3.02.2010

Muz ağacı için akabilir gözyaşlarım...

Gül ağaçlarına, ortancalara olduğu gibi muz ağacına da kar yağdı. Zemheri tüm bahçenin üzerini beyaz bir örtü ile kapladı. Havayı soluduğumda üşüyen, donan çiçeklerin fısıltılarını duyar gibiyim. Baharı bekliyorlar. “Ben de” diyorum çiçeklere. “Ben de baharı bekliyorum. Uzunca zamandır…”
“Onu ağustosta muz tarlalarına götürecektim. Muz seslerini dinleyecekti. Nasıl sevineceğini, hayret edeceğini düşündükçe…” yazıyor, Muz Sesleri’nin arka kapağında. Kalplerin yağmalandığı yerden anlatıyor Ece Temelkuran.
Sayfa 68:
Eve döndüğünde Sıla’ya yazdığı mektubun sonuna şöyle yazdı:
Kadında zaman geçmez. Sakın günün birinde iyileşmek için zamana güvenme.

Sayfa 73:
Dilini bilmediği bir yerde ağlamak fenadır. Çünkü seni, senin dilinde susturacak kimse yoktur. Böyle ağlayınca da kendisininkinden başka bir dilde susturulamaz insan. Annen susmadı.

Sayfa 127:
“Portakal ağaçları dikmemiz gerekiyor!”

“Niye gerekiyormuş habibti?” diye bağırdım, “Burada insanlar için bile yer yok, ne ağacı?!”

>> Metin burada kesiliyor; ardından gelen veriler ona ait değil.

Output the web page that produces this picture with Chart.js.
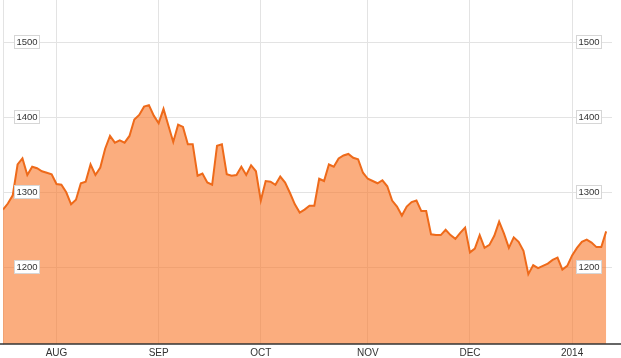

“Portakal ağacı dikmeliyiz” dedi, “Çünkü bir çocuk doğuracağım ve karnım büyürken güzel bir şeye bakmak istiyorum.”

Muz ağacı karlar altında… Soğuktan korumak için poşet ile sarıp sarmalamıştık. Nefes alabilsin diye delikler açmıştık poşete. Emine Teyze haber verdi:
“Muz ağacı kırılmış”.
Çok üzüldüm.
“Üzülme” dedi. “Gövdesi kırılmış ama kökü sağlam. Bahara yeniden açar”.
“Açar mı?” diye sorarken muz ağacının yeniden yeşillenmesini diledim. Yaz rüzgârlarında geniş yapraklarının çıkardığı sesi...

Bunca zemheriye rağmen.
Yağmalanan kalbimin bir köşesinde baharı bekleyen bir ağaç daima duracak.